In January, there were about 11,000 fully certified air traffic controllers – the lowest level in more than 10 years.
The FAA has known for some time that it would have a staffing problem. The majority of its air traffic control workforce was hired in the early 1980s after President Ronald Reagan fired 10,438 of them for striking.
Now, 27 years later, these hires are hitting retirement age, and the FAA has launched a number of initiatives to recruit and, in some cases, retain key staff in high-traffic areas, officials say. The agency aims to hire more than 15,000 air traffic controllers in the next decade.
By establishing more face-to-face contact with new recruits and increasing manager training, the agency believes it can deflect the increasingly loud criticism lodged by the air traffic controllers union.
FAA officials insist they are seeing progress. In its last call for controllers, the FAA attracted more than 3,000 candidates, says Karen Johnson, executive director, HR management field operations. In the last fiscal year, the agency hired more than 1,800 controllers, exceeding its target of 1,300. And the FAA hired 60 percent more controllers last year than in 2006, Johnson says.
But even if the FAA’s HR staff can replace controllers as quickly as they are losing them – which remains to be seen – the bigger morale issues are going to take longer to fix, experts say.
The National Air Traffic Controllers Association, which represents 14,800 controllers and trainees, has a new card that it is playing with as much fanfare as possible: It is questioning whether the staffing shortage is affecting public safety.
“We had 1,600 controllers leave last year, and many more are expected to leave next year because of how the employees are being treated,” says Patrick Forrey, president of the union. “Either we are going to have a major accident or the system will have to be slowed down, which will add to the demise of an already struggling airline industry.”
As long as FAA management has such a contentious relationship with the union, it’s going to be impossible for the agency to have the most talented and engaged controller workforce that it can, says John Palguta, vice president for policy at the Partnership for Public Service, which with American University’s Institute for the Study of Public Policy Implementation annually publishes “The Best Places to Work in the Federal Government,” a list providing rankings of 222 government agencies.
Last year, the FAA came in at 204 among the 222 agencies. “The FAA simply can’t afford to not have well-qualified and engaged controllers,” Palguta says. “They need them to carry out the mission and prevent mishaps.”
CULTURAL CHALLENGES
Many observers thought that 1981 was the low point for relations between FAA management and the union, which at the time was the Professional Air Traffic Controllers Organization.
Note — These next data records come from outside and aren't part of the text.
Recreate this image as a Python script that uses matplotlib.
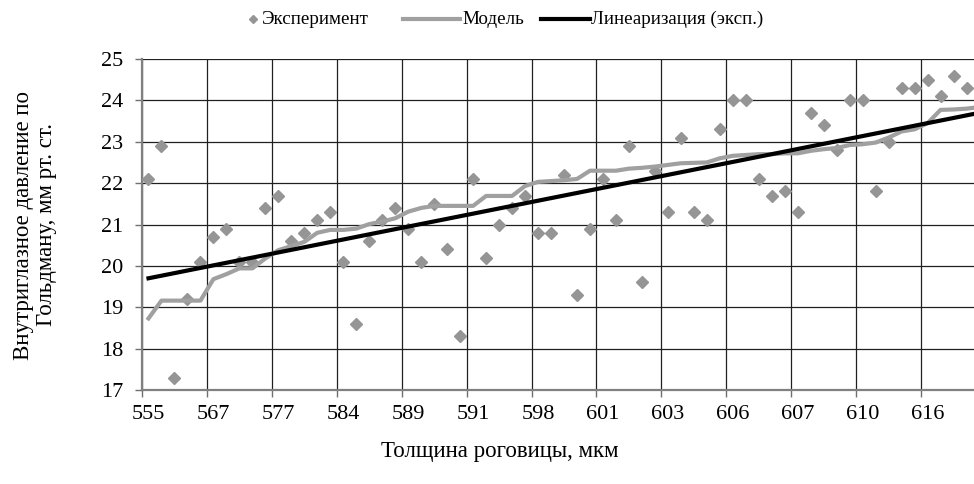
import matplotlib.pyplot as plt
from matplotlib.lines import Line2D
import numpy as np

plt.rcParams['font.family'] = ['Liberation Serif', 'DejaVu Serif']

# experiment values, one per category (thickness sorted ascending)
experiment = [22.1, 22.9, 17.3, 19.2, 20.1, 20.7, 20.9, 20.1, 20.1, 21.4,
              21.7, 20.6, 20.8, 21.1, 21.3, 20.1, 18.6, 20.6, 21.1, 21.4,
              20.9, 20.1, 21.5, 20.4, 18.3, 22.1, 20.2, 21.0, 21.4, 21.7,
              20.8, 20.8, 22.2, 19.3, 20.9, 22.1, 21.1, 22.9, 19.6, 22.3,
              21.3, 23.1, 21.3, 21.1, 23.3, 24.0, 24.0, 22.1, 21.7, 21.8,
              21.3, 23.7, 23.4, 22.8, 24.0, 24.0, 21.8, 23.0, 24.3, 24.3,
              24.5, 24.1, 24.6, 24.3]

model = [18.73, 19.16, 19.16, 19.16, 19.16, 19.68, 19.80, 19.94, 19.94, 20.18,
         20.38, 20.48, 20.58, 20.80, 20.87, 20.87, 20.90, 21.01, 21.07, 21.15,
         21.31, 21.40, 21.45, 21.45, 21.45, 21.45, 21.69, 21.69, 21.69, 21.93,
         22.03, 22.05, 22.07, 22.10, 22.30, 22.30, 22.30, 22.35, 22.37, 22.40,
         22.44, 22.48, 22.49, 22.50, 22.60, 22.66, 22.68, 22.70, 22.70, 22.72,
         22.72, 22.78, 22.82, 22.85, 22.92, 22.94, 22.98, 23.10, 23.25, 23.30,
         23.45, 23.77, 23.78, 23.80, 23.84]

trend_ends = [19.70, 23.70]   # linear trend of experiment, first / last category

tick_labels = ['555', '567', '577', '584', '589', '591', '598',
               '601', '603', '606', '607', '610', '616']

n_cat = len(model)
idx_exp = np.arange(len(experiment))
idx_model = np.arange(n_cat)

EXP_COL = '#959595'
MOD_COL = '#a0a0a0'

fig = plt.figure(figsize=(9.74, 4.84), dpi=100)
# plot area runs a little past the right edge, like the cropped original
ax = fig.add_axes([142 / 974, 1 - 390 / 484, (986 - 142) / 974, (390 - 59) / 484])

ax.plot(idx_exp, experiment, linestyle='none', marker='D', ms=6,
        color=EXP_COL, zorder=3)
ax.plot(idx_model, model, color=MOD_COL, lw=3, solid_joinstyle='round', zorder=4)
ax.plot([0, n_cat - 1], trend_ends, color='black', lw=3, zorder=5)

ax.set_xlim(-0.5, n_cat - 0.5)
ax.set_ylim(17, 25)
ax.set_yticks(np.arange(17, 26, 1))

# labels on every 5th category, gridlines on category boundaries
ax.set_xticks(np.arange(0, n_cat, 5))
ax.set_xticklabels(tick_labels)
ax.set_xticks(np.arange(-0.5, n_cat, 5), minor=True)
ax.tick_params(axis='x', which='major', length=0, pad=11, labelsize=16)
ax.tick_params(axis='x', which='minor', length=5, width=1, color='#707070')
ax.tick_params(axis='y', length=5, width=1, color='#707070', pad=8.5, labelsize=16)

ax.grid(True, axis='x', which='minor', color='#202020', lw=0.9)
ax.grid(True, axis='y', which='major', color='#202020', lw=0.9)
ax.set_axisbelow(True)

for s in ['top', 'right']:
    ax.spines[s].set_visible(False)
for s in ['left', 'bottom']:
    ax.spines[s].set_color('#808080')
    ax.spines[s].set_linewidth(1.6)

fig.text(500 / 974, 1 - 452 / 484, 'Толщина роговицы, мкм', fontsize=16.5,
         ha='center', va='center')
fig.text(35 / 974, 1 - 225 / 484, 'Внутриглазное давление по\nГольдману, мм рт. ст.',
         fontsize=16.5, rotation=90, ha='center', va='center', linespacing=1.15,
         multialignment='center')

# legend drawn by hand: small diamond close to its text, short lines
ly = 1 - 19 / 484
fs_leg = 13.7
fig.add_artist(Line2D([253 / 974], [ly], marker='D', ms=4.5, color=EXP_COL,
                      transform=fig.transFigure))
fig.text(262 / 974, ly, 'Эксперимент', fontsize=fs_leg, va='center')
fig.add_artist(Line2D([403 / 974, 460 / 974], [ly, ly], lw=3, color=MOD_COL,
                      transform=fig.transFigure))
fig.text(462 / 974, ly, 'Модель', fontsize=fs_leg, va='center')
fig.add_artist(Line2D([541 / 974, 590 / 974], [ly, ly], lw=3, color='black',
                      transform=fig.transFigure))
fig.text(591 / 974, ly, 'Линеаризация (эксп.)', fontsize=fs_leg, va='center')

fig.savefig('out.png', dpi=100)
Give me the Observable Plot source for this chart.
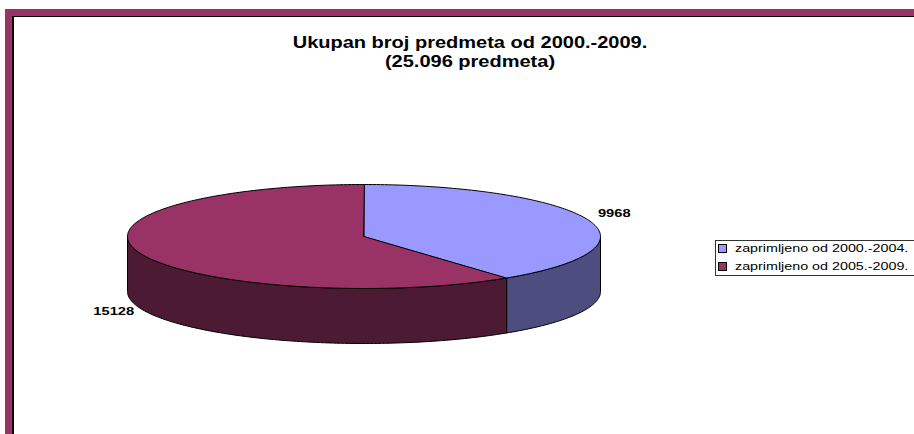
<!DOCTYPE html>
<html><head><meta charset="utf-8">
<script src="https://cdn.jsdelivr.net/npm/d3@7"></script>
<script src="https://cdn.jsdelivr.net/npm/@observablehq/plot@0.6"></script>
<style>
html,body{margin:0;padding:0;background:#fff}
body{width:914px;height:434px;overflow:hidden;position:relative;font-family:Arial,"Liberation Sans",sans-serif}
.fr{position:absolute;background:#993366}
.sh{position:absolute;background:#000}
#chart{position:absolute;left:0;top:0}
#title{position:absolute;left:0;width:940px;top:33px;text-align:center;font-weight:bold;font-size:16px;line-height:19px;color:#000;transform:scaleX(1.25);transform-origin:470px 0}
#legend{position:absolute;left:715px;top:240px;width:215px;height:34px;border:1px solid #333;background:#fff;font-size:11px}
#legend .row{position:absolute;left:2px;height:16px;line-height:16px;white-space:nowrap}
#legend .sw{display:inline-block;width:7px;height:7px;border:1px solid #000;margin-right:8px;vertical-align:-1px}
#legend .tx{display:inline-block;transform:scaleX(1.3);transform-origin:0 50%}
</style>
</head><body>
<div class="fr" style="left:5px;top:9px;width:909px;height:7px"></div>
<div class="fr" style="left:5px;top:9px;width:7px;height:425px"></div>
<div class="sh" style="left:12px;top:16px;width:902px;height:1px"></div>
<div class="sh" style="left:12px;top:16px;width:2px;height:418px"></div>
<div id="chart"></div>
<div id="title"></div>
<div id="legend"></div>
<script>
// ---- data ----
const titleLines = ["Ukupan broj predmeta od 2000.-2009.", "(25.096 predmeta)"];
const categories = ["zaprimljeno od 2000.-2004.", "zaprimljeno od 2005.-2009."];
const values = [9968, 15128];
const valueLabels = ["9968", "15128"];

// ---- style ----
const topColors = ["#9999FF", "#993366"];
const sideColors = ["#4D4D80", "#4D1A33"];

// ---- geometry of the tilted pie ----
const cx = 363.5, cy = 236, rx = 236.5, ry = 52, depth = 55;
const total = d3.sum(values);
const pt = (t, dy = 0) => ({x: cx + rx * Math.sin(t), y: cy - ry * Math.cos(t) + dy});
function arc(a0, a1, dy = 0) {
  const n = Math.max(2, Math.ceil((a1 - a0) / (Math.PI / 180)));
  return d3.range(n + 1).map(i => pt(a0 + (a1 - a0) * i / n, dy));
}

let a = 0;
const slices = values.map((v, i) => {
  const a0 = a, a1 = a + 2 * Math.PI * v / total;
  a = a1;
  return {i, a0, a1};
});

const marks = [];
// side walls (front half only)
for (const s of slices) {
  const s0 = Math.max(s.a0, Math.PI / 2), s1 = Math.min(s.a1, 3 * Math.PI / 2);
  if (s1 > s0) {
    const poly = [...arc(s0, s1), ...arc(s0, s1, depth).reverse()];
    marks.push(Plot.line(poly, {x: "x", y: "y", curve: "linear-closed", fill: sideColors[s.i], stroke: "#000", strokeWidth: 1}));
  }
}
// top faces
for (const s of slices) {
  const poly = [{x: cx, y: cy}, ...arc(s.a0, s.a1)];
  marks.push(Plot.line(poly, {x: "x", y: "y", curve: "linear-closed", fill: topColors[s.i], stroke: "#000", strokeWidth: 1}));
}
// value labels
const labels = slices.map(s => {
  const m = (s.a0 + s.a1) / 2, k = 1.116;
  const front = Math.cos(m) < 0;
  return {
    x: cx + rx * k * Math.sin(m),
    y: cy - ry * k * Math.cos(m) + (front ? depth + 1 : -5),
    text: valueLabels[s.i]
  };
});
marks.push(Plot.text(labels, {x: "x", y: "y", text: "text", fontSize: 11.5, fontWeight: "bold", fontFamily: "Arial, 'Liberation Sans', sans-serif", fill: "#000"}));

const chart = Plot.plot({
  width: 914, height: 434, margin: 0,
  x: {domain: [0, 914], range: [0, 914], axis: null},
  y: {domain: [0, 434], range: [0, 434], axis: null},
  style: {background: "transparent"},
  marks
});
// the reference text is horizontally stretched
chart.querySelectorAll("text").forEach(t => {
  const x = +t.getAttribute("x") || 0, y = +t.getAttribute("y") || 0;
  const tr = t.getAttribute("transform") || "";
  t.setAttribute("transform", `${tr} translate(${x},${y}) scale(1.28,1) translate(${-x},${-y})`);
});
document.getElementById("chart").appendChild(chart);

document.getElementById("title").innerHTML = titleLines.join("<br>");
const lg = document.getElementById("legend");
categories.forEach((c, i) => {
  const row = document.createElement("div");
  row.className = "row";
  row.style.top = (i * 18 - 1) + "px";
  row.innerHTML = `<span class="sw" style="background:${topColors[i]}"></span><span class="tx">${c}</span>`;
  lg.appendChild(row);
});
</script>
</body></html>
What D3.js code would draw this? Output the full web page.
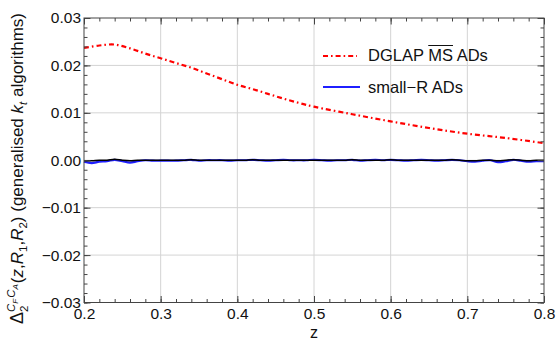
<!DOCTYPE html>
<html>
<head>
<meta charset="utf-8">
<script src="https://cdn.jsdelivr.net/npm/d3@7"></script>
<style>
  body { margin: 0; background: #fff; }
  text { font-family: "Liberation Sans", Arial, sans-serif; fill: #111; white-space: pre; }
</style>
</head>
<body>
<div id="chart"></div>
<script>
// DGLAP MS-bar ADs (red, dash-dot)
var zRed = [0.20, 0.22, 0.24, 0.26, 0.28, 0.30, 0.32, 0.34, 0.36, 0.38, 0.40, 0.42, 0.44, 0.46, 0.48, 0.50, 0.55, 0.60, 0.65, 0.70, 0.75, 0.80];
var redVals = [0.0237, 0.0242, 0.0244, 0.0236, 0.0225, 0.0215, 0.0205, 0.0195, 0.0183, 0.0171, 0.0159, 0.0150, 0.0140, 0.0130, 0.0121, 0.0113, 0.0097, 0.0082, 0.0068, 0.0056, 0.0047, 0.0036];

// small-R ADs (blue) and the black reference curve, sampled every 0.01 in z
var zSmall = d3.range(61).map(function(i) { return +(0.2 + i * 0.01).toFixed(2); });
var blueVals = [-0.0003, -0.0006, -0.0003, -0.0002, 0.0001, -0.0002, -0.0005, -0.0002, 0.0000, -0.0001,
                -0.0001, -0.0001, -0.0001, 0.0000, 0.0001, -0.0001, 0.0000, 0.0000, 0.0000, -0.0001,
                0.0000, 0.0000, 0.0001, 0.0000, -0.0001, 0.0000, 0.0001, 0.0000, 0.0000, 0.0000,
                0.0001, 0.0000, -0.0001, 0.0000, 0.0000, 0.0001, -0.0001, 0.0000, 0.0001, 0.0000,
                0.0001, 0.0000, -0.0001, 0.0000, 0.0001, 0.0000, -0.0001, 0.0000, 0.0001, 0.0000,
                -0.0002, -0.0003, -0.0001, 0.0000, -0.0004, -0.0002, 0.0001, -0.0001, -0.0003, -0.0002, -0.0002];
var blackVals = [-0.0001, -0.0001, 0.0000, 0.0000, 0.0002, 0.0000, -0.0001, 0.0000, 0.0000, 0.0000,
                 0.0000, 0.0000, 0.0000, 0.0000, 0.0001, 0.0000, 0.0000, 0.0000, 0.0000, 0.0000,
                 0.0000, 0.0000, 0.0001, 0.0000, 0.0000, 0.0000, 0.0000, 0.0000, 0.0000, 0.0000,
                 0.0000, 0.0000, 0.0000, 0.0000, 0.0000, 0.0001, 0.0000, 0.0000, 0.0000, 0.0000,
                 0.0001, 0.0000, 0.0000, 0.0000, 0.0000, 0.0000, 0.0000, 0.0000, 0.0001, 0.0000,
                 -0.0001, -0.0001, 0.0000, 0.0000, -0.0001, 0.0000, 0.0001, 0.0000, -0.0001, 0.0000, 0.0000];

var xTicks = [0.2, 0.3, 0.4, 0.5, 0.6, 0.7, 0.8];
var yTicks = [-0.03, -0.02, -0.01, 0.00, 0.01, 0.02, 0.03];

var width = 556, height = 341;
var mLeft = 84, mRight = 544, mTop = 18, mBottom = 302.5;

var svg = d3.select("#chart").append("svg")
  .attr("width", width)
  .attr("height", height);

var x = d3.scaleLinear().domain([0.2, 0.8]).range([mLeft, mRight]);
var y = d3.scaleLinear().domain([-0.03, 0.03]).range([mBottom, mTop]);

/* grid */
var grid = svg.append("g").attr("stroke", "#d4d4d4").attr("stroke-width", 1);
grid.selectAll(".gx").data(xTicks.slice(1, -1)).enter().append("line")
  .attr("x1", d => x(d)).attr("x2", d => x(d))
  .attr("y1", mTop).attr("y2", mBottom);
grid.selectAll(".gy").data(yTicks.slice(1, -1)).enter().append("line")
  .attr("y1", d => y(d)).attr("y2", d => y(d))
  .attr("x1", mLeft).attr("x2", mRight);

/* curves */
var lineRed = d3.line().x((d, i) => x(zRed[i])).y(d => y(d)).curve(d3.curveCatmullRom);
var lineSmall = d3.line().x((d, i) => x(zSmall[i])).y(d => y(d)).curve(d3.curveCatmullRom);

svg.append("path").attr("d", lineSmall(blueVals))
  .attr("fill", "none").attr("stroke", "#1f1fff").attr("stroke-width", 2.2);
svg.append("path").attr("d", lineSmall(blackVals))
  .attr("fill", "none").attr("stroke", "#000").attr("stroke-width", 1.6);
svg.append("path").attr("d", lineRed(redVals))
  .attr("fill", "none").attr("stroke", "#ff0000").attr("stroke-width", 2.2)
  .attr("stroke-dasharray", "5,3,1.6,3");

/* axes (ticks inside on all four sides) */
function frameAxis(axis, tx, ty, ticks, minor, labels) {
  var g = svg.append("g").attr("transform", "translate(" + tx + "," + ty + ")");
  g.call(axis.tickValues(minor).tickSize(3.5).tickFormat(""));
  g.select(".domain").remove();
  var g2 = svg.append("g").attr("transform", "translate(" + tx + "," + ty + ")");
  g2.call(axis.tickValues(ticks).tickSize(6.5).tickPadding(4)
    .tickFormat(labels ? labels : ""));
  g2.select(".domain").remove();
  [g, g2].forEach(function(s) {
    s.selectAll("line").attr("stroke", "#444");
    s.selectAll("text").attr("font-size", 15.5)
      .attr("font-family", "Liberation Sans, Arial, sans-serif").attr("fill", "#111");
  });
  return g2;
}
var xMinor = d3.range(0, 31).map(i => 0.2 + i * 0.02);
var yMinor = d3.range(0, 31).map(i => -0.03 + i * 0.002);

var xb = frameAxis(d3.axisTop(x), 0, mBottom, xTicks, xMinor, d3.format(".1f"));
xb.selectAll("text").attr("dy", null).attr("y", 16);
frameAxis(d3.axisBottom(x), 0, mTop, xTicks, xMinor, null);
var yl = frameAxis(d3.axisRight(y), mLeft, 0, yTicks, yMinor, d => d3.format(".2f")(d).replace("-", "\u2212"));
yl.selectAll("text").attr("x", -3).attr("text-anchor", "end");
frameAxis(d3.axisLeft(y), mRight, 0, yTicks, yMinor, null);

svg.append("rect")
  .attr("x", mLeft).attr("y", mTop)
  .attr("width", mRight - mLeft).attr("height", mBottom - mTop)
  .attr("fill", "none").attr("stroke", "#444").attr("stroke-width", 1);

/* axis labels */
svg.append("text").attr("x", x(0.5)).attr("y", 338)
  .attr("text-anchor", "middle").attr("font-size", 16).text("z");

var yt = svg.append("text")
  .attr("transform", "translate(23,168.5) rotate(-90)")
  .attr("text-anchor", "middle")
  .attr("font-size", 17);
var parts = [
  ["\u0394", 18, 0, 0, false],
  ["2", 11.5, 4.5, 0, false],
  ["C", 11.5, -12.5, -6.4, true],
  ["F", 8, 2.5, 0, true],
  ["C", 11.5, -2.5, 1, true],
  ["A", 8, 2.5, 0, true],
  ["(", 17, 5.5, 1, false],
  ["z", 17, 0, 0, true],
  [",", 17, 0, 0, false],
  ["R", 17, 0, 0, true],
  ["1", 11.5, 3.5, 0, false],
  [",", 17, -3.5, 0, false],
  ["R", 17, 0, 0, true],
  ["2", 11.5, 3.5, 0, false],
  [") (generalised ", 17, -3.5, 0, false],
  ["k", 17, 0, 0, true],
  ["t", 11.5, 3.5, 0, true],
  [" algorithms)", 17, -3.5, 0, false]
];
parts.forEach(function(p) {
  yt.append("tspan").text(p[0])
    .attr("font-size", p[1])
    .attr("dy", p[2])
    .attr("dx", p[3])
    .attr("font-style", p[4] ? "italic" : "normal");
});

/* legend */
var fsLeg = 16.5;
var leg = svg.append("g");
leg.append("line").attr("x1", 323).attr("x2", 357).attr("y1", 56).attr("y2", 56)
  .attr("stroke", "#ff0000").attr("stroke-width", 2).attr("stroke-dasharray", "5,3,1.6,3");
leg.append("line").attr("x1", 323).attr("x2", 360).attr("y1", 87).attr("y2", 87)
  .attr("stroke", "#1f1fff").attr("stroke-width", 2.2);

var t1 = leg.append("text").attr("x", 368).attr("y", 61).attr("font-size", fsLeg).text("DGLAP ");
var w1 = t1.node().getComputedTextLength();
var t2 = leg.append("text").attr("x", 368 + w1).attr("y", 61).attr("font-size", fsLeg).text("MS");
var w2 = t2.node().getComputedTextLength();
leg.append("text").attr("x", 368 + w1 + w2).attr("y", 61).attr("font-size", fsLeg).text(" ADs");
leg.append("line").attr("x1", 368 + w1).attr("x2", 368 + w1 + w2)
  .attr("y1", 45.5).attr("y2", 45.5).attr("stroke", "#111").attr("stroke-width", 1);

leg.append("text").attr("x", 368).attr("y", 92.5).attr("font-size", fsLeg).text("small\u2212R ADs");
</script>
</body>
</html>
But it seems that the relationship between the FAA and the NATCA, the successor to PATCO, has come close to that nadir in the past few years.
The acrimony stems from a breakdown in negotiations in July 2006, when after 15 months of talks the agency implemented salary caps for new hires, a pay freeze for veteran controllers and a host of work rules that former controllers and union officials say were designed to make their already difficult jobs even more stressful.
The FAA implemented strict mandates on sick leave and vacations, imposed a new dress code and put an end to a contractual protection that said controllers couldn’t work a radar screen for more than two hours without a break.
“I worked behind a gate with armed guards in a dark room that had no exposure to the public and they were telling me that I had to wear Dockers and penny loafers, just because my boss wanted me to,” says Ray Gibbons, an air traffic controller who retired in October 2007 after 25 years on the job. “It really hurt morale.”
FAA officials counter that the purpose of the dress code was to establish a professional environment.
“As a manager, I would characterize those rules as a reflection that this is a highly regarded profession, and that was management’s intent with the work rules,” says Jim Trinka, technical training director for the FAA.
Outsiders, including members of Congress, often visit the towers, so it makes sense to ask controllers to dress in business-casual attire, says Paul Takemoto, a spokesman for the FAA.
For all of the union’s protests about the work rules, their real issue is the pay caps, whether the union will admit it or not, Trinka says.
“Their rhetoric may be all about how they are being treated, but when they go to Capitol Hill it’s all about pay,” he says. “They say one thing and then do another. Every initiative they have gotten behind is about pay.”
Whatever the core of the grievances, the fact remains that morale has gotten worse since the 2006 impasse, former controllers and observers of the agency say.
“I have dealt with controllers and there is a lot of hatred toward management,” says one academic who has studied the agency but didn’t want to be named. “It’s unnatural.”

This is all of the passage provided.